===== Material for this exercise

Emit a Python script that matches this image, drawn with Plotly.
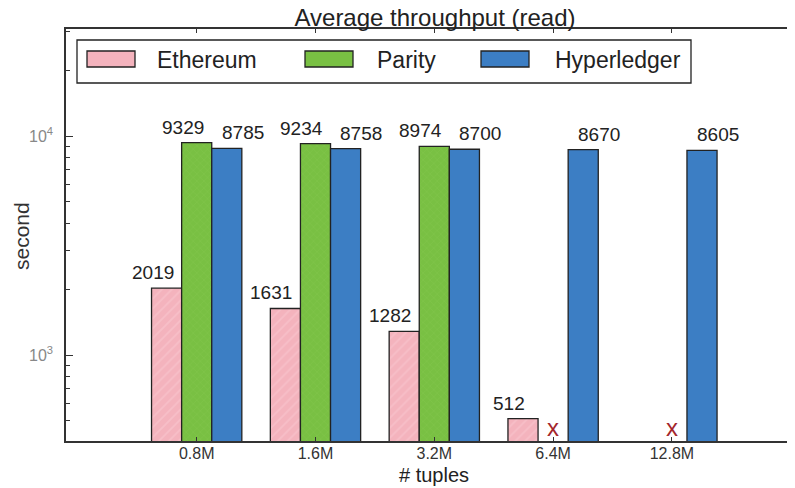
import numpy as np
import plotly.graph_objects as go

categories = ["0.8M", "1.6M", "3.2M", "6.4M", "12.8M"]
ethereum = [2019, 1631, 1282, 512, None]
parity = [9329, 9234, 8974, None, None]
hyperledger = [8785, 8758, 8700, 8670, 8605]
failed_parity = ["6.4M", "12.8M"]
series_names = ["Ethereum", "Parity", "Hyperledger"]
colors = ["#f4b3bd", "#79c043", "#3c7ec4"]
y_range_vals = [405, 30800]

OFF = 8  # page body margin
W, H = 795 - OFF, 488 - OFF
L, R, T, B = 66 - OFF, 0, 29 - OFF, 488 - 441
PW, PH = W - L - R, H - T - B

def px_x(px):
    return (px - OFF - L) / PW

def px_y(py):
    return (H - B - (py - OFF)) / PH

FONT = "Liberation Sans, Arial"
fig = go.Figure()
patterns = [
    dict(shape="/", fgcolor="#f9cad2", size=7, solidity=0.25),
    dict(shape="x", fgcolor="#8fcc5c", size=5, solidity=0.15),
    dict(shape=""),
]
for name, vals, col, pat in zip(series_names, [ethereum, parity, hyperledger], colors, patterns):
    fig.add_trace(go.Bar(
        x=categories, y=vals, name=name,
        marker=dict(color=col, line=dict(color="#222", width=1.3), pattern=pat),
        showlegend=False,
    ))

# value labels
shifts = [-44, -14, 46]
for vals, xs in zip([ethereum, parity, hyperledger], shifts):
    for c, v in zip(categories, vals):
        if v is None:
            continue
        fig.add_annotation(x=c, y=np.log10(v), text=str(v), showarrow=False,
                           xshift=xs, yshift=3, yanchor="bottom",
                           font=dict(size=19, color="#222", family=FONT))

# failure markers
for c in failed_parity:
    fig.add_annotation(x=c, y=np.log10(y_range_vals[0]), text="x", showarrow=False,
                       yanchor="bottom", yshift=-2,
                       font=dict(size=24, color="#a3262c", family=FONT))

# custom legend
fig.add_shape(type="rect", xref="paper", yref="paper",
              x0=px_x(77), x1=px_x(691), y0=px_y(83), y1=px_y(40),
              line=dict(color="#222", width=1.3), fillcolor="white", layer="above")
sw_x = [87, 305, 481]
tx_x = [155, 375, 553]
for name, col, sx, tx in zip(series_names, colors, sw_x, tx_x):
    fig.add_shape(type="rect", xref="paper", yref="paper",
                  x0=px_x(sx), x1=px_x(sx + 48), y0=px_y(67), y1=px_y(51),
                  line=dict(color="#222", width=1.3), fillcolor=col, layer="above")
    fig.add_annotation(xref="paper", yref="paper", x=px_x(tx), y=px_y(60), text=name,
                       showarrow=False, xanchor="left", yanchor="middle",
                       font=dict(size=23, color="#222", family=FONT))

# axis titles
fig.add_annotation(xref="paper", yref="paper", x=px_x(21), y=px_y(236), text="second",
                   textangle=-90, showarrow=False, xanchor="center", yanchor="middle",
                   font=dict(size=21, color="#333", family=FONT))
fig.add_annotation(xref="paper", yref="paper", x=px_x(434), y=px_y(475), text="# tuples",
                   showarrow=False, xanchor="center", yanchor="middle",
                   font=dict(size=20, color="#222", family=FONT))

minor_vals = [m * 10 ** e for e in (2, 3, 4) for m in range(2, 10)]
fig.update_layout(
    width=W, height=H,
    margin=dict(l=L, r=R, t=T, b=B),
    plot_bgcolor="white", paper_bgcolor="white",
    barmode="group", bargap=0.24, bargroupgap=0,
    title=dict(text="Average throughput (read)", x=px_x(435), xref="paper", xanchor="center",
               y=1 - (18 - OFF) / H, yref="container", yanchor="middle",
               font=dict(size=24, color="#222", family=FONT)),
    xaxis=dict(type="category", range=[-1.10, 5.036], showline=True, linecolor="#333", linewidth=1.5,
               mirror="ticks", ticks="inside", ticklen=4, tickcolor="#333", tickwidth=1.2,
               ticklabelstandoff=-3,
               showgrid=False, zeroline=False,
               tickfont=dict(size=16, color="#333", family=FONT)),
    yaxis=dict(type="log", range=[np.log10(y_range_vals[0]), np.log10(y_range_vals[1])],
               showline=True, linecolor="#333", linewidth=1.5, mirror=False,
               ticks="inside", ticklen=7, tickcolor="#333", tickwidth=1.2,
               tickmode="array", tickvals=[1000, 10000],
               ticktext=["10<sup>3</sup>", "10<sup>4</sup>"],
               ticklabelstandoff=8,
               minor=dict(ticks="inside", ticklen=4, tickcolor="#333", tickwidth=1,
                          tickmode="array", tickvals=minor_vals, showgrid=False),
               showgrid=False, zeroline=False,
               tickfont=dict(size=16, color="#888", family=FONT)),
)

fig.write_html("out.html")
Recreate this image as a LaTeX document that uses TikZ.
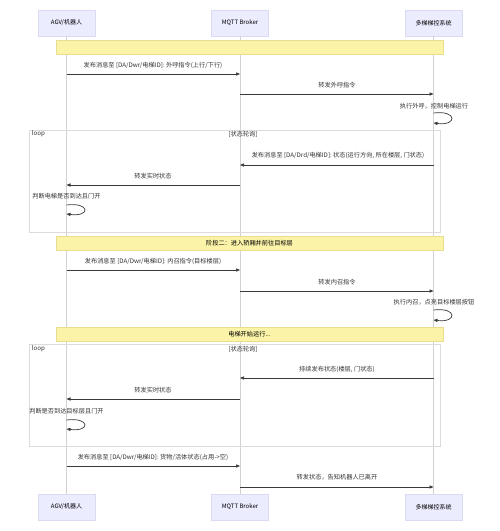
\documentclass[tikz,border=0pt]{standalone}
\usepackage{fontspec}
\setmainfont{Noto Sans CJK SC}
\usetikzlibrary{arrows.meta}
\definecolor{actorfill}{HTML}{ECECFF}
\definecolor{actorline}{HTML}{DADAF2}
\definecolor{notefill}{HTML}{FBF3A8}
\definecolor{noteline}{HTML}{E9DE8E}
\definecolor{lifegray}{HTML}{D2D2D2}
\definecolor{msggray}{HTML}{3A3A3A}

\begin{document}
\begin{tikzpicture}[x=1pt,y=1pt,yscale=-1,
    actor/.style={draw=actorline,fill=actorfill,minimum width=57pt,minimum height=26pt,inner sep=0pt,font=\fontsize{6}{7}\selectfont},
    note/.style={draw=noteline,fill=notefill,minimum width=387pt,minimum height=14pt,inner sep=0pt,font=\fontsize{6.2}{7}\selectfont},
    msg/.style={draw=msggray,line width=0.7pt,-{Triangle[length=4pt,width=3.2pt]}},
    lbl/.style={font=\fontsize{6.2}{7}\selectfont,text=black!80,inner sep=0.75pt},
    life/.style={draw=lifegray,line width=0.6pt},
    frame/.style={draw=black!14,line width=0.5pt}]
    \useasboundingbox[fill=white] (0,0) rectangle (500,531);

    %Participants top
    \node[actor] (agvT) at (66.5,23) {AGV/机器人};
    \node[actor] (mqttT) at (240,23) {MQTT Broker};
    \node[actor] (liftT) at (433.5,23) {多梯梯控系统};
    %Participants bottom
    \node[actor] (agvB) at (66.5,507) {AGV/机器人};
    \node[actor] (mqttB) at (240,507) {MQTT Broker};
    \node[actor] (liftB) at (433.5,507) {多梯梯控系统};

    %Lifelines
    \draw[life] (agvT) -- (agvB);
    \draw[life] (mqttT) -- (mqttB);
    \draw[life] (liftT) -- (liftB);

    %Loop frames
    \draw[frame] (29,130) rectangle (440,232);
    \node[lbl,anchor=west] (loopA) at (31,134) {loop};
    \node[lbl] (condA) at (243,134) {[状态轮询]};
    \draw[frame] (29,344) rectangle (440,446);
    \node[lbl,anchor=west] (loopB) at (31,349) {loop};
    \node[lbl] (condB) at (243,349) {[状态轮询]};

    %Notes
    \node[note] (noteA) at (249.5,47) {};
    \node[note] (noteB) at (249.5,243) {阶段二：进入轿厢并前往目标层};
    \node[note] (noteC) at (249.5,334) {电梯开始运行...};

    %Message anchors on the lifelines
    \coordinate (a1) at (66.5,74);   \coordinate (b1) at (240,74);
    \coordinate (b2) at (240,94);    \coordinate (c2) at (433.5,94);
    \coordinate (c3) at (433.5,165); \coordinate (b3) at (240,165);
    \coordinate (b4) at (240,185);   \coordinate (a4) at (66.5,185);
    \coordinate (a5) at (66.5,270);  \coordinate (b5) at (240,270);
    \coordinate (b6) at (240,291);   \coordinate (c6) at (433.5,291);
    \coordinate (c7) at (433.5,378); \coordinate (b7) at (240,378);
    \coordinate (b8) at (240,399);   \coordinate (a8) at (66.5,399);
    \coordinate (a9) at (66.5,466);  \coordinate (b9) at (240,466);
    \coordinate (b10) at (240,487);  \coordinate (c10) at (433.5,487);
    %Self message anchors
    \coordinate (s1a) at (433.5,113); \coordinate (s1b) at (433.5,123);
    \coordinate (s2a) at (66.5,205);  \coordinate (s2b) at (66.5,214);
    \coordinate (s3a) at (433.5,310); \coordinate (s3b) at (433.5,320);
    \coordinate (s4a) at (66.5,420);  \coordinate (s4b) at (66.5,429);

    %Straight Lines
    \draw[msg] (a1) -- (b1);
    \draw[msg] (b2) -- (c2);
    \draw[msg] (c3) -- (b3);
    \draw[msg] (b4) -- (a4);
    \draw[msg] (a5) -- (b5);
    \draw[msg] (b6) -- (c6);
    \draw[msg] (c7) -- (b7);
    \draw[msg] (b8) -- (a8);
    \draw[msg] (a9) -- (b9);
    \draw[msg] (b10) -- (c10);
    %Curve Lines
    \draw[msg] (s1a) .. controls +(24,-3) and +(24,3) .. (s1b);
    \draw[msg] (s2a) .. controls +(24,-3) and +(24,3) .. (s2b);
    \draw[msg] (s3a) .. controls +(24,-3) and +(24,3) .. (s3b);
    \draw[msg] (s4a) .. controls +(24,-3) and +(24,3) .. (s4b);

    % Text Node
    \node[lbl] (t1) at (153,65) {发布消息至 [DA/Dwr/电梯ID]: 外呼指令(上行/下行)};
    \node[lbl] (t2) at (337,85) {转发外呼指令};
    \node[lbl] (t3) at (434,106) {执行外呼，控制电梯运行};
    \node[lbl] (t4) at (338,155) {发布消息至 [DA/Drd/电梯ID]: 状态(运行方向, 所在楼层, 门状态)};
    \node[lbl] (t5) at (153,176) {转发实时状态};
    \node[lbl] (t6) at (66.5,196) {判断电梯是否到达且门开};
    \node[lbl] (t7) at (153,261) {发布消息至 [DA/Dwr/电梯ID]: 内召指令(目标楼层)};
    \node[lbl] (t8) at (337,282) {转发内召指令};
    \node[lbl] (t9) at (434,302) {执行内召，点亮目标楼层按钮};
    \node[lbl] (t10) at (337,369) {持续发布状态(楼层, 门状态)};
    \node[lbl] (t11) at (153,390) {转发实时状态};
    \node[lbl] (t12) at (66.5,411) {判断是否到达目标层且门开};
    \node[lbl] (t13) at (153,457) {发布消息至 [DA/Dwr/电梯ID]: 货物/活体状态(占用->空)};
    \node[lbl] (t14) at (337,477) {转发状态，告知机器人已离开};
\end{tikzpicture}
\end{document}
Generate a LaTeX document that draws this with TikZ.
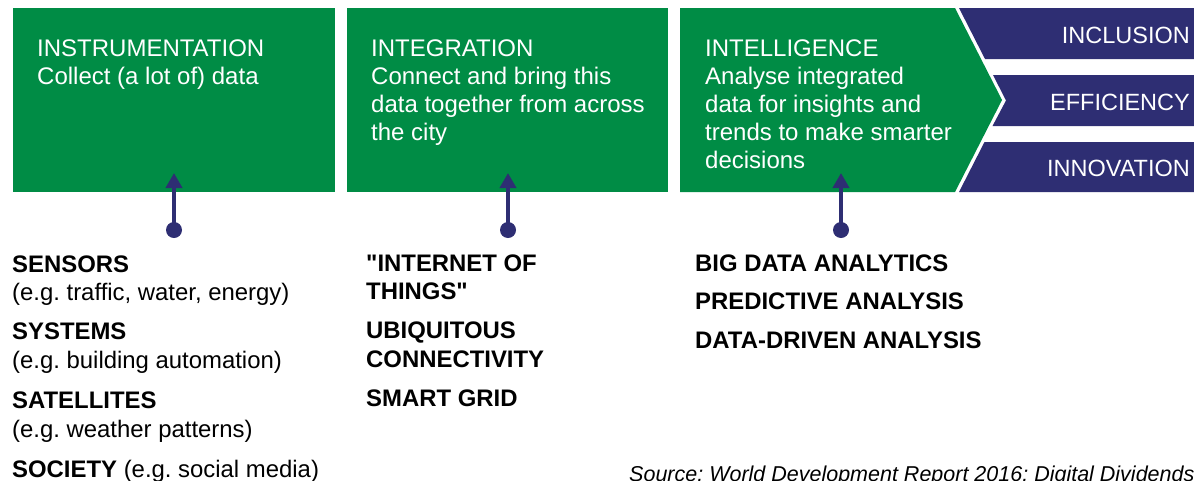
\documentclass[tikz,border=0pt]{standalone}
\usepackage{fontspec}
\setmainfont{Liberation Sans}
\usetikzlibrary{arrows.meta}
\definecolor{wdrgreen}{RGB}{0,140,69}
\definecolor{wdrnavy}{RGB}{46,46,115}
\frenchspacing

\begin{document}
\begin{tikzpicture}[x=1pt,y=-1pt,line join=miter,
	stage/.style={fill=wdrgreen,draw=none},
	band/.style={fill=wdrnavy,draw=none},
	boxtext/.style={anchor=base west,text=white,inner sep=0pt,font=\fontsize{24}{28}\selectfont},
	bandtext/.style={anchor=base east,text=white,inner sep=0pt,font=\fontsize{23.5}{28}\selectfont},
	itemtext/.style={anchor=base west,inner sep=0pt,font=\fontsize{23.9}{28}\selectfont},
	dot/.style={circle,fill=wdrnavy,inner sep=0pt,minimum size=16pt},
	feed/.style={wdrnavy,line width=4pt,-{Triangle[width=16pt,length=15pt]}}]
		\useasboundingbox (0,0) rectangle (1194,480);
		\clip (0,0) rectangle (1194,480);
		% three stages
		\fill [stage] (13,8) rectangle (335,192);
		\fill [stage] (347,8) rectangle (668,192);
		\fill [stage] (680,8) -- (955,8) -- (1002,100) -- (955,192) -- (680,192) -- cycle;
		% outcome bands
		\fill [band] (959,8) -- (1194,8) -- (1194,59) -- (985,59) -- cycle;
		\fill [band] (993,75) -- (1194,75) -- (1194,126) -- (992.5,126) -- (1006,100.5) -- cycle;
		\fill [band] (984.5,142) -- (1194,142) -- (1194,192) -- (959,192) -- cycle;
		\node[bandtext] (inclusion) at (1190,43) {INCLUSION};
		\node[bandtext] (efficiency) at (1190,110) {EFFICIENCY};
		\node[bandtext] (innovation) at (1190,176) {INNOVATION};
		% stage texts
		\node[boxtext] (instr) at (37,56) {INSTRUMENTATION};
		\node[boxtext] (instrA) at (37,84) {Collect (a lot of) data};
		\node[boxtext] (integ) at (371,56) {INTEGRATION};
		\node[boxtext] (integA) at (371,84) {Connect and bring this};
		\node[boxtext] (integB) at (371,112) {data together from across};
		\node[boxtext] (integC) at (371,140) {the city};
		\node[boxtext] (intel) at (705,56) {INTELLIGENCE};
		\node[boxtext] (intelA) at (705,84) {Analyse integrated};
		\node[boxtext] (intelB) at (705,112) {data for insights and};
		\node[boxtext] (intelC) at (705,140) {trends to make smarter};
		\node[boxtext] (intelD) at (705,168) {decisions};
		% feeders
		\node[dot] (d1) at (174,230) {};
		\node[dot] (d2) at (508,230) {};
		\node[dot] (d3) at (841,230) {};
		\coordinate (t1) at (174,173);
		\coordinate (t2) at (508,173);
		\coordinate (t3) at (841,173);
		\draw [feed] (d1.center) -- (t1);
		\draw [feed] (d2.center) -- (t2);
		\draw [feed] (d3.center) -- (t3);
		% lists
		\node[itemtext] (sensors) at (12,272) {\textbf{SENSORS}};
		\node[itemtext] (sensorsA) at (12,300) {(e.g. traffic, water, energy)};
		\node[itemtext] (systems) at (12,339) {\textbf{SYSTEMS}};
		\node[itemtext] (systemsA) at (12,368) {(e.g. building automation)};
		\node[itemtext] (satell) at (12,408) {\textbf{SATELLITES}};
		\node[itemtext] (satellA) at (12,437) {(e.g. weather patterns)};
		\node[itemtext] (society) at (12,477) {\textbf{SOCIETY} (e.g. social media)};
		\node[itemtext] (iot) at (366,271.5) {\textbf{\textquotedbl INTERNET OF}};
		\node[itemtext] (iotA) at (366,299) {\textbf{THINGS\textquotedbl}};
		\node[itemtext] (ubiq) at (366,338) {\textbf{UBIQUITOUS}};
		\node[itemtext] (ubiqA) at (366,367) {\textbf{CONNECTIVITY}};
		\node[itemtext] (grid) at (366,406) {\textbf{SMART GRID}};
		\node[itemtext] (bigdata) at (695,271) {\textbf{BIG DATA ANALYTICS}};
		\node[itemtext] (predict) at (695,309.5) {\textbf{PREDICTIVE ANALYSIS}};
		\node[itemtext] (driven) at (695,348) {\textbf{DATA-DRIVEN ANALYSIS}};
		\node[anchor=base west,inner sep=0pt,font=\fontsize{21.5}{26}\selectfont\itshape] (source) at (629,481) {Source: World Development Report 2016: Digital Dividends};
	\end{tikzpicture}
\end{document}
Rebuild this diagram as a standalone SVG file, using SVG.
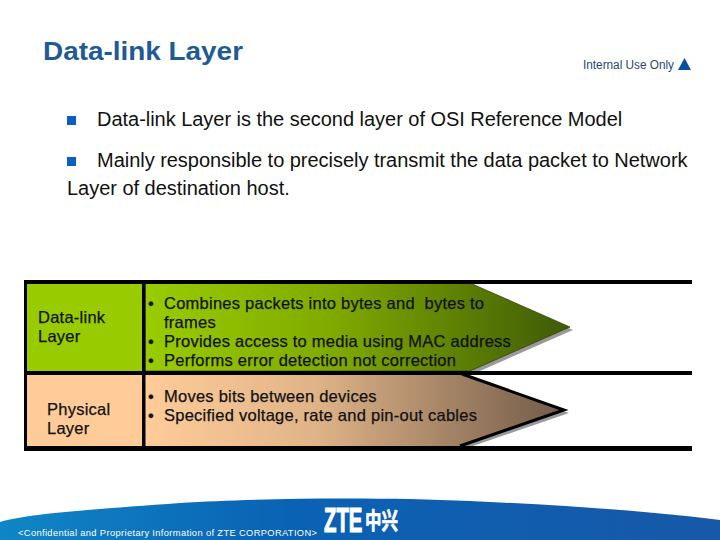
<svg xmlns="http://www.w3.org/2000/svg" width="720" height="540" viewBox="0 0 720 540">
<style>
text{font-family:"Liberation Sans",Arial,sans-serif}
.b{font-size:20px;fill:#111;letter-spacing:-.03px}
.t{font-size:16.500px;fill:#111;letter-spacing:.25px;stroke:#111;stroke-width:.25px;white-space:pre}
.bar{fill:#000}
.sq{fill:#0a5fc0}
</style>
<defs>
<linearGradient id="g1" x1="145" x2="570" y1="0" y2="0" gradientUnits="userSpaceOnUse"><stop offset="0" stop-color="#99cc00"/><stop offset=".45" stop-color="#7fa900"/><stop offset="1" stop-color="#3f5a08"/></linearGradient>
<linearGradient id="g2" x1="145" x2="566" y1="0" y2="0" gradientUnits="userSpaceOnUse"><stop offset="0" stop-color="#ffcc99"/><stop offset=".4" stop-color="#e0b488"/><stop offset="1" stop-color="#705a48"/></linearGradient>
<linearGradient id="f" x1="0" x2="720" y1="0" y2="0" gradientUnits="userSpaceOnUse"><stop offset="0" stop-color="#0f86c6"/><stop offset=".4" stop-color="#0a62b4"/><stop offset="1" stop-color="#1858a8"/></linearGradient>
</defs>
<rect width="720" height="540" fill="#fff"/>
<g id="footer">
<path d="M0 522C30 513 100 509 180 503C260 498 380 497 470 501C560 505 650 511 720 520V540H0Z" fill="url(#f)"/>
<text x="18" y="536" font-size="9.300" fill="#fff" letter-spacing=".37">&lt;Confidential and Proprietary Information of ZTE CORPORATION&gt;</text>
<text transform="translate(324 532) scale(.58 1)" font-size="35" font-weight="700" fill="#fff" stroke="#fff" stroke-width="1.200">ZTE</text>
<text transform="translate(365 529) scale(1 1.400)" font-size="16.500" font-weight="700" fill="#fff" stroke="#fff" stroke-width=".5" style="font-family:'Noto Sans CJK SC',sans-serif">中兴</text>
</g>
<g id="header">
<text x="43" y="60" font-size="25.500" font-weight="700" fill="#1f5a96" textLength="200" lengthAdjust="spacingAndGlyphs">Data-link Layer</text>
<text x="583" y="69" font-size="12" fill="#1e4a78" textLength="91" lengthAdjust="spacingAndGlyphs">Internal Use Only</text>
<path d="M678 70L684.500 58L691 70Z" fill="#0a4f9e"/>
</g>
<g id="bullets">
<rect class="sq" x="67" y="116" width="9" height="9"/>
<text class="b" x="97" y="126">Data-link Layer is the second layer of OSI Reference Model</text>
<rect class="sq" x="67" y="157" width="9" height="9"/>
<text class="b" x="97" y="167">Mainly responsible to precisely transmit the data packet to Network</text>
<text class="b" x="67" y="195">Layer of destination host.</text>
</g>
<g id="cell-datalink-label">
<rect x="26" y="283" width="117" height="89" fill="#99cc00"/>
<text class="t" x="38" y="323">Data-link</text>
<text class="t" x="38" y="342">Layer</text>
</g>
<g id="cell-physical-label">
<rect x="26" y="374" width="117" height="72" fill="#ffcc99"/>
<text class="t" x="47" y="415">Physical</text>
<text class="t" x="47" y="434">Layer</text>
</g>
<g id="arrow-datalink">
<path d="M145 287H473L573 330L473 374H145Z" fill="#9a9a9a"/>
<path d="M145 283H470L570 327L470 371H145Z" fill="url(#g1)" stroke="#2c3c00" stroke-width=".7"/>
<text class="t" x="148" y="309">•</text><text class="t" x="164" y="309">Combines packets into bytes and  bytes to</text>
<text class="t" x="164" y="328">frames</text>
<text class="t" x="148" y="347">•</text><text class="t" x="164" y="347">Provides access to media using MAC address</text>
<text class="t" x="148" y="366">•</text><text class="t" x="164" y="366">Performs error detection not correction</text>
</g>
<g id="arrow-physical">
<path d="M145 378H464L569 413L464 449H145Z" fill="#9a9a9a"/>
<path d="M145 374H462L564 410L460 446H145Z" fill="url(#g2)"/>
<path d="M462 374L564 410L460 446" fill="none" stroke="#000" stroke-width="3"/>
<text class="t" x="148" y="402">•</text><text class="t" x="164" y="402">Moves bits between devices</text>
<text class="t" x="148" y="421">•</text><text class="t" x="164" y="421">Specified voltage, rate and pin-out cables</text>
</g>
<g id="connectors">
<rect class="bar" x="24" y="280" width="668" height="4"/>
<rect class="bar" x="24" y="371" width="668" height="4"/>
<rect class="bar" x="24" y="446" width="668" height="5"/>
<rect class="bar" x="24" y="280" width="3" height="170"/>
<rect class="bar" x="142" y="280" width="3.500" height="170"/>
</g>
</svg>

==========

• **Exercise**
Out of the records above, set down only the lines from the one that contains "Recreate this image" through the one that contains "(liftT) -- (liftB);", unchanged and without the pictures.

• **Right answer**
Recreate this image as a LaTeX document that uses TikZ.
\documentclass[tikz,border=0pt]{standalone}
\usepackage{fontspec}
\setmainfont{Noto Sans CJK SC}
\usetikzlibrary{arrows.meta}
\definecolor{actorfill}{HTML}{ECECFF}
\definecolor{actorline}{HTML}{DADAF2}
\definecolor{notefill}{HTML}{FBF3A8}
\definecolor{noteline}{HTML}{E9DE8E}
\definecolor{lifegray}{HTML}{D2D2D2}
\definecolor{msggray}{HTML}{3A3A3A}

\begin{document}
\begin{tikzpicture}[x=1pt,y=1pt,yscale=-1,
    actor/.style={draw=actorline,fill=actorfill,minimum width=57pt,minimum height=26pt,inner sep=0pt,font=\fontsize{6}{7}\selectfont},
    note/.style={draw=noteline,fill=notefill,minimum width=387pt,minimum height=14pt,inner sep=0pt,font=\fontsize{6.2}{7}\selectfont},
    msg/.style={draw=msggray,line width=0.7pt,-{Triangle[length=4pt,width=3.2pt]}},
    lbl/.style={font=\fontsize{6.2}{7}\selectfont,text=black!80,inner sep=0.75pt},
    life/.style={draw=lifegray,line width=0.6pt},
    frame/.style={draw=black!14,line width=0.5pt}]
    \useasboundingbox[fill=white] (0,0) rectangle (500,531);

    %Participants top
    \node[actor] (agvT) at (66.5,23) {AGV/机器人};
    \node[actor] (mqttT) at (240,23) {MQTT Broker};
    \node[actor] (liftT) at (433.5,23) {多梯梯控系统};
    %Participants bottom
    \node[actor] (agvB) at (66.5,507) {AGV/机器人};
    \node[actor] (mqttB) at (240,507) {MQTT Broker};
    \node[actor] (liftB) at (433.5,507) {多梯梯控系统};

    %Lifelines
    \draw[life] (agvT) -- (agvB);
    \draw[life] (mqttT) -- (mqttB);
    \draw[life] (liftT) -- (liftB);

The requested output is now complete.